The Illusion of the Click
Every digital campaign manager is familiar with the scenario where a display campaign shows an exceptional click-through rate, yet the corresponding backend conversion goals remain completely stagnant. For over two decades, the digital advertising ecosystem has treated the traditional click as the primary proxy for consumer interest. Production teams rewrite creative briefs, adjust design layouts, and reallocate media budgets based entirely on minor movements in basic CTR.
However, surface-level tracking no longer matches modern user behavior. As web traffic increasingly shifts to mobile devices, a significant volume of standard clicks are completely accidental. Users trying to scroll past an intrusive banner frequently trigger unintended redirects. Relying on these numbers means media operations are optimizing campaigns using inaccurate signals. To solve this problem, teams must understand the difference between traditional tracking and modern engagement analytics.
The Vanity Metric Stack: Impressions and Basic CTR
To understand where campaign reporting falls short, we must examine the limitations of traditional metrics. An impression simply verifies that an ad asset was fetched from a server and successfully loaded on a publisher page. It offers no insight into whether a human eye focused on the banner or if the user instantly scrolled past it.

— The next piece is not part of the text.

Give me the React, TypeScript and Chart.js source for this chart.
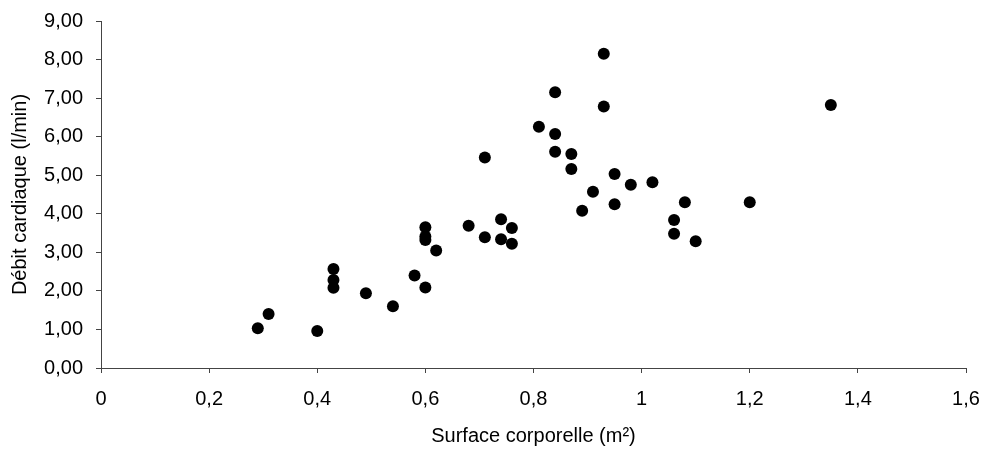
import React, { useEffect, useRef } from "react";
import { Chart, registerables } from "chart.js";

Chart.register(...registerables);

const surface: number[] = [
  0.29, 0.31, 0.40, 0.43, 0.43, 0.43, 0.49, 0.54, 0.58, 0.60, 0.60, 0.60, 0.60, 0.62,
  0.68, 0.71, 0.71, 0.74, 0.74, 0.76, 0.76, 0.81, 0.84, 0.84, 0.84, 0.87, 0.87, 0.89,
  0.91, 0.93, 0.93, 0.95, 0.95, 0.98, 1.02, 1.06, 1.06, 1.08, 1.10, 1.20, 1.35,
];
const debit: number[] = [
  1.03, 1.40, 0.96, 2.57, 2.28, 2.08, 1.94, 1.60, 2.40, 2.09, 3.65, 3.41, 3.32, 3.05,
  3.69, 3.39, 5.46, 3.86, 3.34, 3.63, 3.22, 6.26, 7.15, 6.07, 5.61, 5.55, 5.16, 4.08,
  4.57, 8.15, 6.78, 5.03, 4.25, 4.75, 4.82, 3.84, 3.48, 4.30, 3.29, 4.30, 6.82,
];
const xTitle = "Surface corporelle (m²)";
const yTitle = "Débit cardiaque (l/min)";

const FONT = "'Liberation Sans', Arial, sans-serif";

export default function App() {
  const ref = useRef<HTMLCanvasElement | null>(null);
  useEffect(() => {
    document.body.style.margin = "0";
    const ctx = ref.current!;
    const chart = new Chart(ctx, {
      type: "scatter",
      data: {
        datasets: [
          {
            data: surface.map((x, i) => ({ x, y: debit[i] })),
            backgroundColor: "#000",
            borderColor: "#000",
            pointStyle: "circle",
            pointRadius: 6,
            pointHoverRadius: 6,
            borderWidth: 0,
          },
        ],
      },
      options: {
        animation: false,
        responsive: false,
        maintainAspectRatio: false,
        layout: { padding: { top: 21, right: 15, left: 0, bottom: 0 } },
        plugins: { legend: { display: false }, tooltip: { enabled: false } },
        scales: {
          x: {
            type: "linear",
            min: 0,
            max: 1.6,
            afterFit: (s: any) => {
              s.height = 82;
              s.paddingLeft = 0;
              s.paddingRight = 0;
            },
            ticks: {
              stepSize: 0.2,
              color: "#000",
              padding: 14,
              font: { family: FONT, size: 20 },
              callback: (v: any) => String(Math.round(Number(v) * 10) / 10).replace(".", ","),
            },
            grid: { drawOnChartArea: false, drawTicks: true, tickLength: 5, color: "#444" },
            border: { display: true, color: "#444", width: 1 },
            title: {
              display: true,
              text: xTitle,
              color: "#000",
              font: { family: FONT, size: 20 },
              padding: { top: 0, bottom: 2 },
            },
          },
          y: {
            type: "linear",
            min: 0,
            max: 9,
            afterFit: (s: any) => {
              s.width = 101;
              s.paddingTop = 0;
              s.paddingBottom = 0;
            },
            ticks: {
              stepSize: 1,
              color: "#000",
              padding: 13,
              font: { family: FONT, size: 20 },
              callback: (v: any) => Number(v).toFixed(2).replace(".", ","),
            },
            grid: { drawOnChartArea: false, drawTicks: true, tickLength: 5, color: "#444" },
            border: { display: true, color: "#444", width: 1 },
            title: {
              display: true,
              text: yTitle,
              color: "#000",
              font: { family: FONT, size: 20 },
              padding: { top: 8, bottom: 0 },
            },
          },
        },
      },
    });
    return () => chart.destroy();
  }, []);
  return (
    <div style={{ width: 981, height: 450, background: "#fff" }}>
      <canvas ref={ref} width={981} height={450} style={{ display: "block" }} />
    </div>
  );
}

Similarly, basic CTR fails to distinguish between an intentional action and a fat-finger mistake. Traditional ad server tracking only records the redirect event that occurs when a user leaves the publisher site. What happens inside the boundary of the creative itself remains completely invisible. This lack of transparency forces agencies and brands to make layout decisions based on vanity data that values accidental contact over genuine attention.

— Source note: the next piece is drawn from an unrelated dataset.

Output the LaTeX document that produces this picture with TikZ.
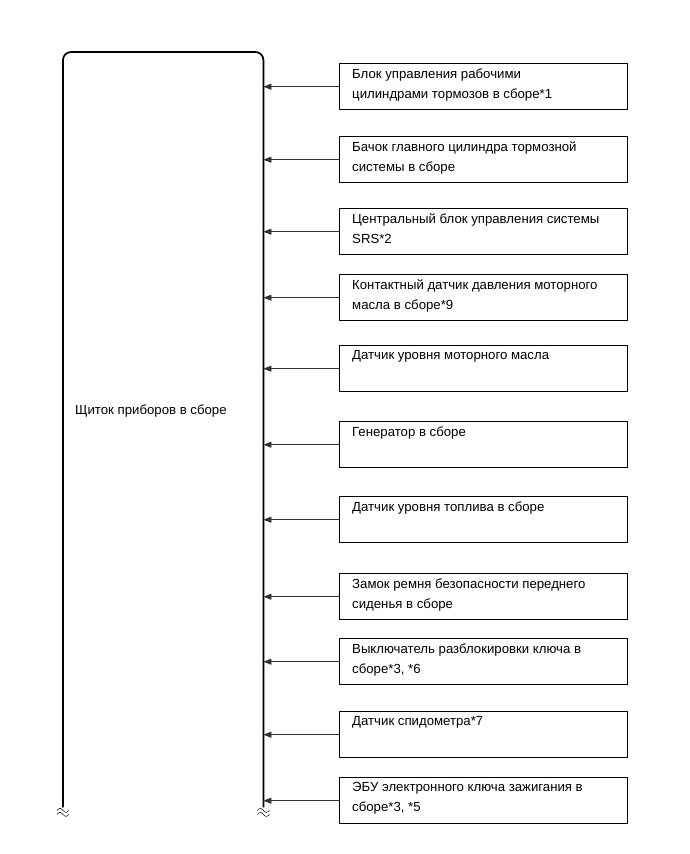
\documentclass[tikz,border=0pt]{standalone}
\usepackage{fontspec}
\setmainfont{Liberation Sans}
\usetikzlibrary{arrows.meta,positioning,calc}

\begin{document}
\begin{tikzpicture}[x=1pt, y=-1pt,
  unit/.style={draw, line width=1.4pt, minimum width=288pt, minimum height=46pt, inner sep=0pt, anchor=north west},
  txt/.style={anchor=north west, align=left, inner sep=0pt, font=\fontsize{13.2}{20}\selectfont},
  ar/.style={-{Triangle[length=8pt, width=6pt]}, line width=0.7pt, draw=black!80, fill=black}]
\useasboundingbox (0,0) rectangle (690,854);
% instrument panel (open at the bottom)
\node[minimum width=200pt, minimum height=755pt, inner sep=0pt, anchor=north west] (panel) at (63,52) {};
\draw[line width=1.7pt, rounded corners=8pt] (panel.south west) -- (panel.north west) -- (panel.north east) -- (panel.south east);
\node[txt, anchor=west] (plbl) at (75,411) {Щиток приборов в сборе};
\foreach \c in {south west, south east}
  \foreach \dy in {3,7}
    \draw[line width=0.5pt] ([shift={(-6,\dy)}]panel.\c) sin +(3,-2) cos +(3,2) sin +(3,2) cos +(3,-2);
% signal sources
\foreach \i/\y/\t in {
  1/63/{Блок управления рабочими\\цилиндрами тормозов в сборе*1},
  2/136/{Бачок главного цилиндра тормозной\\системы в сборе},
  3/208/{Центральный блок управления системы\\SRS*2},
  4/274/{Контактный датчик давления моторного\\масла в сборе*9},
  5/345/{Датчик уровня моторного масла},
  6/421/{Генератор в сборе},
  7/496/{Датчик уровня топлива в сборе},
  8/573/{Замок ремня безопасности переднего\\сиденья в сборе},
  9/638/{Выключатель разблокировки ключа в\\сборе*3, *6},
  10/711/{Датчик спидометра*7},
  11/777/{ЭБУ электронного ключа зажигания в\\сборе*3, *5}} {
  \node[unit] (b\i) at (339,\y) {};
  \node[txt] (t\i) at ([shift={(13,5.5)}]b\i.north west) {\t};
  \draw[ar] (b\i.west) -- (b\i.west -| panel.east);
}
\end{tikzpicture}
\end{document}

Entering the Delivery Layer: 3-Second Impressions and Interaction Events
Modern engagement analytics solve this lack of visibility by moving the measurement point directly into the delivery layer of the creative asset. Instead of relying on the moment of exit, platforms can now track user behavior as it unfolds inside the ad unit itself. This shift introduces precise indicators of qualified attention.
A three-second impression provides a reliable filter for creative effectiveness, confirming that a user kept the asset in view long enough to read the headline and absorb the core brand identity. Beyond duration, tracking specific interaction events captures deliberate user actions such as swipes, product selections, or custom video plays within HTML5 creatives. Comparing variants based on these intentional signals ensures production teams optimize for true engagement rather than accidental redirects.

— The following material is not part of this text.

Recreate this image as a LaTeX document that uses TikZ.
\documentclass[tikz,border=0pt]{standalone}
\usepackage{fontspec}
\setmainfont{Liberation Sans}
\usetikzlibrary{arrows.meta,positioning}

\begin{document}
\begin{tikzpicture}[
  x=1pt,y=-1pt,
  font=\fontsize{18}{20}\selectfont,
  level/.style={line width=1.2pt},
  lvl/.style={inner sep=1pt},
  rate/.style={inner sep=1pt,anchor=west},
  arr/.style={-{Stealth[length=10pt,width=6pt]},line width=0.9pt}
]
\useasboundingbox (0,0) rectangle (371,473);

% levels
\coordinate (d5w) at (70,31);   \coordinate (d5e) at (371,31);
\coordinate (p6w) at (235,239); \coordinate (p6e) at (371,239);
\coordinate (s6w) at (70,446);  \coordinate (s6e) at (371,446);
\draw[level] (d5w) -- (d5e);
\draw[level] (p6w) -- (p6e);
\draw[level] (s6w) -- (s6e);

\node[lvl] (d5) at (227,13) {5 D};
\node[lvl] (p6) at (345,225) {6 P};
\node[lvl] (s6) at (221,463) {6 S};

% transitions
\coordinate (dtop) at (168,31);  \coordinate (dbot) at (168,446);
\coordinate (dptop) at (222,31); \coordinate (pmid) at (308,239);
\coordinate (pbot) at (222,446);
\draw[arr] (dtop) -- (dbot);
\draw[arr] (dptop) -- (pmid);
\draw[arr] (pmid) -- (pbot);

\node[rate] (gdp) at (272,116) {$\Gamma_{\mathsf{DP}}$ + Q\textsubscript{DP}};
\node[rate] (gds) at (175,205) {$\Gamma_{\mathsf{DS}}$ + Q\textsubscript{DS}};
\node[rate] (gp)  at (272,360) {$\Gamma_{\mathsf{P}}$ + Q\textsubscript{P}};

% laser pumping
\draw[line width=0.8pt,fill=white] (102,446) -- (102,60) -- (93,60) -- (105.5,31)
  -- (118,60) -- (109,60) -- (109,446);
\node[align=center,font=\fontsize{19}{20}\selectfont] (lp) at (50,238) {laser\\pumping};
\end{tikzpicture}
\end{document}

Privacy by Design: Cookieless vs. Consent Headaches
The traditional response to gathering granular user insights involved implementing complex tracking pixels and third-party cookies. However, this approach has become an operational liability. Tightening global regulations and privacy changes have made cookie-based measurement unreliable. Consent banners frequently disrupt clean tracking, leaving media teams with fragmented data.
Delivery-layer engagement analytics bypass this issue completely. Because the tracking mechanisms monitor the asset itself rather than the individual user, the entire process is completely cookieless and GDPR-compliant. No personal data is harvested, no cross-site user profiles are generated, and no complex tracking code needs to be injected into the creative files. Teams get clean, aggregate data per creative variant without privacy risks or compliance hurdles.
The Operational Impact for Agencies and Brands
Shifting from basic metrics to advanced engagement analytics fundamentally changes how campaigns are managed and evaluated. Media agencies no longer have to defend creative choices using generic click statistics. Instead, they can close campaigns with clear reports showing detailed performance profiles for each creative variant. This transparent data explicitly demonstrates creative value and secures future client accounts.
For brand managers and in-house marketing teams, this comparison provides the empirical evidence needed to protect brand safety and maximize production efficiency. Teams can clearly identify which layout elements capture attention, using these insights to guide future design choices. Publisher teams also benefit, using real-time engagement data to demonstrate the premium value of specific placements and justify better ad space monetization.
Conclusion: Setting a New Standard
Relying blindly on impressions and basic click-through rates is no longer sustainable for modern campaign operations. In a competitive media landscape, efficiency depends on clean, actionable data. By moving past traditional vanity metrics and adopting cookieless engagement analytics, marketing teams stop guessing which designs work and start executing strategies built on verified human attention.